Architects: Thomas White Lamb
Previous Names: Loew's State Theatre
News About This Theater
Built in 1926 for the Loew’s circuit, the State Theatre was designed by the prodigious theatre architect, Thomas W. Lamb. Around the same time that Loew’s opened the State Theatre on April 3, 1926 with Norma Shearer in “The Devil’s Circus”, the Saenger circuit opened their theatre directly across Canal Street.
Originally seating 3,335, and designed in a mix of Renaissance motifs, the State Theatre also contained a 3/13 Robert Morton organ similar to that installed at the same time in the Saenger Theatre. Unfortunately, unlike the Saenger Theatre’s organ, the State Theatre’s did not survive, being used only until 1932 and later heavily damaged during a flood and left to fall into disrepair in the ensuing decades.
On March 5 1976, the State Theatre was tripled, with two screens on the main floor and the balcony becoming the third screen. Reopening movies were “Emmanuelle - The Joys of a Woman”, Fred Williamson in “Mean Johnny Barrows” and Ron Van Clief in “The Black Dragon’s Revenge”. After closing as a movie house in the late-1980’s, the sub-division partitions were removed, and the State Theatre was restored and renamed, as the State Palace Theatre, screening classic movies and offering concerts. The theatre was closed due to damage caused by Hurricane Katrina, and was later reopened.

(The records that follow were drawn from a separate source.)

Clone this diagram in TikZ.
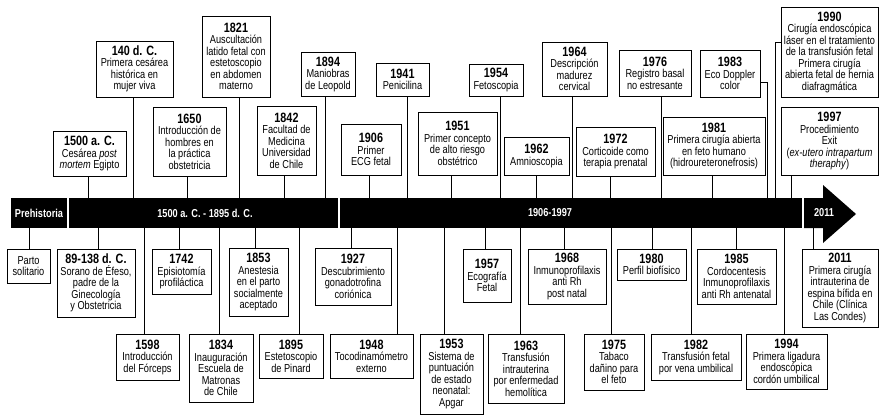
\documentclass[tikz,border=0pt]{standalone}
\usepackage{fontspec}
\setmainfont{Liberation Sans}[FakeStretch=0.8]
\newcommand\yrb[1]{{\fontsize{13.5}{12.5}\selectfont\bfseries #1}}
\newcommand\evb[6]{\node[ev, minimum width={#4pt-#2pt}, minimum height={#5pt-#3pt}] (#1) at ({(#2+#4)/2},{(#3+#5)/2}) {#6};}
\newcommand\upc[3]{\draw[con] ([xshift=#3pt]#1.south) -- ([xshift=#3pt]#1.south |- #2.north);}
\newcommand\dnc[3]{\draw[con] ([xshift=#3pt]#1.north) -- ([xshift=#3pt]#1.north |- #2.south);}
\begin{document}
\begin{tikzpicture}[x=1pt,y=-1pt,
  ev/.style={draw, line width=1pt, fill=white, align=center, inner sep=1pt, font=\fontsize{11.5}{11.5}\selectfont},
  con/.style={line width=1pt},
  bar/.style={fill=black, draw=none, inner sep=0pt, minimum height=30pt},
  bartxt/.style={text=white, inner sep=0pt, font=\fontsize{11.5}{12}\selectfont\bfseries}]
\useasboundingbox (0,0) rectangle (879,415);

% timeline bar
\node[bar, minimum width=56pt] (b1) at (39,213) {};
\node[bar, minimum width=269pt] (b2) at (203.5,213) {};
\node[bar, minimum width=462pt] (b3) at (571,213) {};
\fill (804,198) -- (823,198) -- (823,185) -- (856,214) -- (823,243) -- (823,228) -- (804,228) -- cycle;
\coordinate (arrb) at (813,228);
\coordinate (c1983) at (767,198);
\coordinate (c1990) at (775,198);
\node[bartxt] (t1) at (39,213) {Prehistoria};
\node[bartxt] (t2) at (205,213) {1500 a. C. - 1895 d. C.};
\node[bartxt] (t3) at (550,213) {1906-1997};
\node[bartxt] (t4) at (824,213) {2011};

% top events
\evb{n1500}{53}{131}{126}{176}{\yrb{1500 a. C.}\\Cesárea \textit{post}\\\textit{mortem} Egipto}
\evb{n140}{96}{41}{173}{97}{\yrb{140 d. C.}\\Primera cesárea\\histórica en\\mujer viva}
\evb{n1650}{153}{107}{226}{176}{\yrb{1650}\\Introducción de\\hombres en\\la práctica\\obstetricia}
\evb{n1821}{202}{16}{270}{97}{\yrb{1821}\\Auscultación\\latido fetal con\\estetoscopio\\en abdomen\\materno}
\evb{n1842}{257}{106}{316}{175}{\yrb{1842}\\Facultad de\\Medicina\\Universidad\\de Chile}
\evb{n1894}{301}{52}{355}{96}{\yrb{1894}\\Maniobras\\de Leopold}
\evb{n1906}{341}{124}{401}{175}{\yrb{1906}\\Primer\\ECG fetal}
\evb{n1941}{376}{63}{429}{96}{\yrb{1941}\\Penicilina}
\evb{n1951}{418}{112}{497}{175}{\yrb{1951}\\Primer concepto\\de alto riesgo\\obstétrico}
\evb{n1954}{469}{64}{523}{96}{\yrb{1954}\\Fetoscopia}
\evb{n1962}{504}{137}{569}{175}{\yrb{1962}\\Amnioscopia}
\evb{n1964}{542}{42}{607}{96}{\yrb{1964}\\Descripción\\madurez\\cervical}
\evb{n1972}{576}{127}{655}{176}{\yrb{1972}\\Corticoide como\\terapia prenatal}
\evb{n1976}{619}{50}{691}{96}{\yrb{1976}\\Registro basal\\no estresante}
\evb{n1981}{663}{117}{765}{175}{\yrb{1981}\\Primera cirugía abierta\\en feto humano\\(hidroureteronefrosis)}
\evb{n1983}{700}{50}{760}{97}{\yrb{1983}\\Eco Doppler\\color}
\evb{n1990}{781}{7}{878}{97}{\yrb{1990}\\Cirugía endoscópica\\láser en el tratamiento\\de la transfusión fetal\\Primera cirugía\\abierta fetal de hernia\\diafragmática}
\evb{n1997}{781}{107}{878}{175}{\yrb{1997}\\Procedimiento\\Exit\\(\textit{ex-utero intrapartum}\\\textit{theraphy})}

% bottom events
\evb{nparto}{7}{249}{50}{283}{Parto\\solitario}
\evb{n89}{57}{249}{135}{317}{\yrb{89-138 d. C.}\\Sorano de Éfeso,\\padre de la\\Ginecología\\y Obstetricia}
\evb{n1742}{152}{249}{211}{294}{\yrb{1742}\\Episiotomía\\profiláctica}
\evb{n1598}{116}{334}{179}{380}{\yrb{1598}\\Introducción\\del Fórceps}
\evb{n1834}{189}{334}{253}{402}{\yrb{1834}\\Inauguración\\Escuela de\\Matronas\\de Chile}
\evb{n1853}{229}{248}{288}{316}{\yrb{1853}\\Anestesia\\en el parto\\socialmente\\aceptado}
\evb{n1895}{259}{334}{323}{378}{\yrb{1895}\\Estetoscopio\\de Pinard}
\evb{n1927}{315}{248}{391}{305}{\yrb{1927}\\Descubrimiento\\gonadotrofina\\coriónica}
\evb{n1948}{330}{334}{413}{378}{\yrb{1948}\\Tocodinamómetro\\externo}
\evb{n1953}{420}{334}{483}{414}{\yrb{1953}\\Sistema de\\puntuación\\de estado\\neonatal:\\Apgar}
\evb{n1957}{463}{249}{511}{302}{\yrb{1957}\\Ecografía\\Fetal}
\evb{n1963}{488}{334}{564}{403}{\yrb{1963}\\Transfusión\\intrauterina\\por enfermedad\\hemolítica}
\evb{n1968}{528}{249}{606}{304}{\yrb{1968}\\Inmunoprofilaxis\\anti Rh\\post natal}
\evb{n1975}{584}{334}{644}{390}{\yrb{1975}\\Tabaco\\dañino para\\el feto}
\evb{n1980}{617}{249}{686}{280}{\yrb{1980}\\Perfil biofísico}
\evb{n1982}{651}{334}{741}{380}{\yrb{1982}\\Transfusión fetal\\por vena umbilical}
\evb{n1985}{697}{249}{776}{304}{\yrb{1985}\\Cordocentesis\\Inmunoprofilaxis\\anti Rh antenatal}
\evb{n1994}{746}{334}{827}{389}{\yrb{1994}\\Primera ligadura\\endoscópica\\cordón umbilical}
\evb{n2011}{802}{249}{878}{327}{\yrb{2011}\\Primera cirugía\\intrauterina de\\espina bífida en\\Chile (Clínica\\Las Condes)}

% top connectors
\upc{n1500}{b2}{-1.5}
\upc{n140}{b2}{-1.5}
\upc{n1650}{b2}{-2.5}
\upc{n1821}{b2}{3}
\upc{n1842}{b2}{-2.5}
\upc{n1894}{b2}{-3}
\upc{n1906}{b3}{-2}
\upc{n1941}{b3}{4.5}
\upc{n1951}{b3}{-6.5}
\upc{n1954}{b3}{4}
\upc{n1962}{b3}{-0.5}
\upc{n1964}{b3}{-2.5}
\upc{n1972}{b3}{-5.5}
\upc{n1976}{b3}{6}
\upc{n1981}{b3}{-2}
\upc{n1997}{b3}{-38.5}
\draw[con] ([yshift=-8.5pt]n1983.east) -| (c1983);
\draw[con] ([yshift=10pt]n1990.west) -| (c1990);

% bottom connectors
\dnc{nparto}{b1}{0.5}
\dnc{n89}{b2}{2}
\dnc{n1742}{b2}{-2.5}
\dnc{n1598}{b2}{-3.5}
\dnc{n1834}{b2}{-2}
\dnc{n1853}{b2}{-3.5}
\dnc{n1895}{b2}{8}
\dnc{n1927}{b3}{-2}
\dnc{n1948}{b3}{25.5}
\dnc{n1953}{b3}{-7.5}
\dnc{n1957}{b3}{-2}
\dnc{n1963}{b3}{-6}
\dnc{n1968}{b3}{-3}
\dnc{n1975}{b3}{-3}
\dnc{n1980}{b3}{0.5}
\dnc{n1982}{b3}{-5}
\dnc{n1985}{b3}{-0.5}
\dnc{n1994}{b3}{-2.5}
\draw[con] ([xshift=-27pt]n2011.north) -- ([xshift=-27pt]n2011.north |- arrb);
\end{tikzpicture}
\end{document}
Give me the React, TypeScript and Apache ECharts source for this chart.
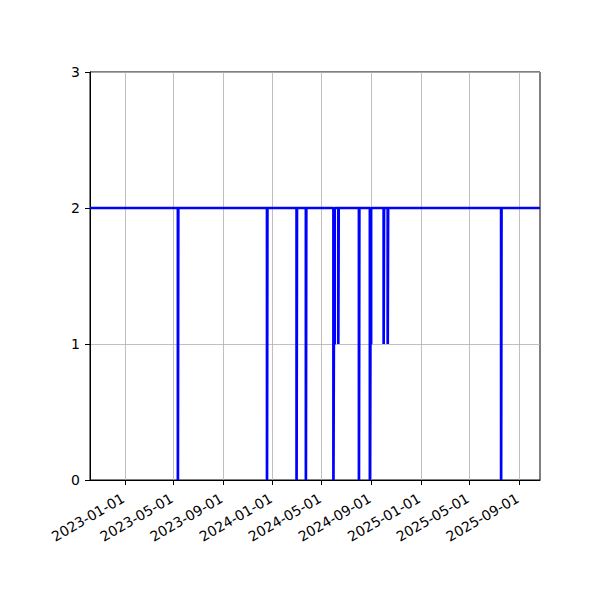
import React, { useEffect, useRef } from "react";
import * as echarts from "echarts";

// step points: the value holds from each date until the next one
const stepDates = [
  "2022-10-07",
  "2023-05-12", "2023-05-13",
  "2023-12-18", "2023-12-19",
  "2024-02-29", "2024-03-01",
  "2024-03-23", "2024-03-24",
  "2024-05-30", "2024-05-31", "2024-06-02",
  "2024-06-11", "2024-06-12",
  "2024-08-01", "2024-08-02",
  "2024-08-28", "2024-08-29", "2024-08-31",
  "2024-10-01", "2024-10-02",
  "2024-10-11", "2024-10-12",
  "2025-07-18", "2025-07-19",
  "2025-10-22",
];
const stepValues = [
  2,
  0, 2,
  0, 2,
  0, 2,
  0, 2,
  0, 1, 2,
  1, 2,
  0, 2,
  0, 1, 2,
  1, 2,
  1, 2,
  0, 2,
  2,
];

const xTicks = [
  "2023-01-01", "2023-05-01", "2023-09-01",
  "2024-01-01", "2024-05-01", "2024-09-01",
  "2025-01-01", "2025-05-01", "2025-09-01",
];
const yTicks = [0, 1, 2, 3];

const pad = (n: number) => (n < 10 ? "0" + n : "" + n);
const toMs = (s: string) => Date.parse(s + "T00:00:00Z");

const App: React.FC = () => {
  const chartRef = useRef<HTMLDivElement | null>(null);

  useEffect(() => {
    if (!chartRef.current) return;
    const chart = echarts.init(chartRef.current, undefined, { renderer: "svg" });

    const font = { fontFamily: "DejaVu Sans", fontSize: 14, color: "#000" };
    const tickMs = xTicks.map(toMs);

    chart.setOption({
      animation: false,
      backgroundColor: "#fff",
      grid: {
        left: 90,
        right: 60,
        top: 72,
        bottom: 120,
        show: true,
        borderColor: "#000",
        borderWidth: 1,
      },
      xAxis: {
        type: "value",
        min: toMs(stepDates[0]),
        max: toMs(stepDates[stepDates.length - 1]),
        axisLine: { show: true, lineStyle: { color: "#000", width: 1 } },
        axisTick: { show: true, length: 5, customValues: tickMs, lineStyle: { color: "#000" } },
        splitLine: { show: true, lineStyle: { color: "#b0b0b0", width: 0.8 } },
        axisLabel: {
          ...font,
          rotate: 30,
          margin: 16,
          padding: [0, 2, 0, 0],
          customValues: tickMs,
          showMinLabel: true,
          showMaxLabel: true,
          formatter: (v: number) => {
            const d = new Date(v);
            return d.getUTCFullYear() + "-" + pad(d.getUTCMonth() + 1) + "-" + pad(d.getUTCDate());
          },
        },
      },
      yAxis: {
        type: "value",
        min: yTicks[0],
        max: yTicks[yTicks.length - 1],
        interval: 1,
        axisLine: { show: true, lineStyle: { color: "#000", width: 1 } },
        axisTick: { show: true, length: 5, lineStyle: { color: "#000" } },
        splitLine: { show: true, lineStyle: { color: "#b0b0b0", width: 0.8 } },
        axisLabel: { ...font, margin: 10 },
      },
      series: [
        {
          type: "line",
          step: "end",
          showSymbol: false,
          lineStyle: { color: "#0000ff", width: 2.7 },
          itemStyle: { color: "#0000ff" },
          data: stepDates.map((d, i) => [toMs(d), stepValues[i]]),
        },
      ],
    });

    return () => {
      chart.dispose();
    };
  }, []);

  return (
    <div
      ref={chartRef}
      style={{ position: "absolute", left: 0, top: 0, width: 600, height: 600 }}
    />
  );
};

export default App;
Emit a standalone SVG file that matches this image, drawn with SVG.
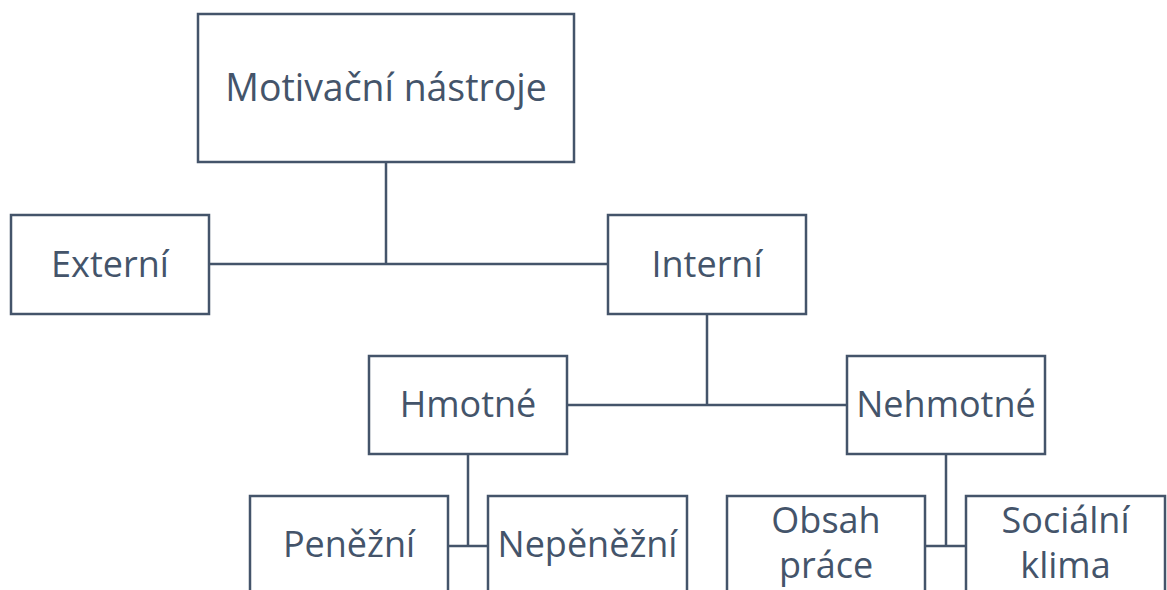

The State Palace Theatre became primarily used a a concert venue, featuring mostly techno and electronica bands, with the occasional rave. Big-name rock and punk bands often made appearances, and the State Palace Theatre also hosted local talent nights as well.
Though it is somewhat rough along the edges, the State Palace Theatre still has a definite faded elegance that adds to its atmosphere, as well as excellent accoustics, making it one of New Orleans' enduring entertainment destinations.
Sadly, the State Palace Theatre has been closed since February 15, 2007 due to fire code violations. In April 2018 the owners of the building filed plans to demolish it and build a hotel on the site. Those plans have been dropped.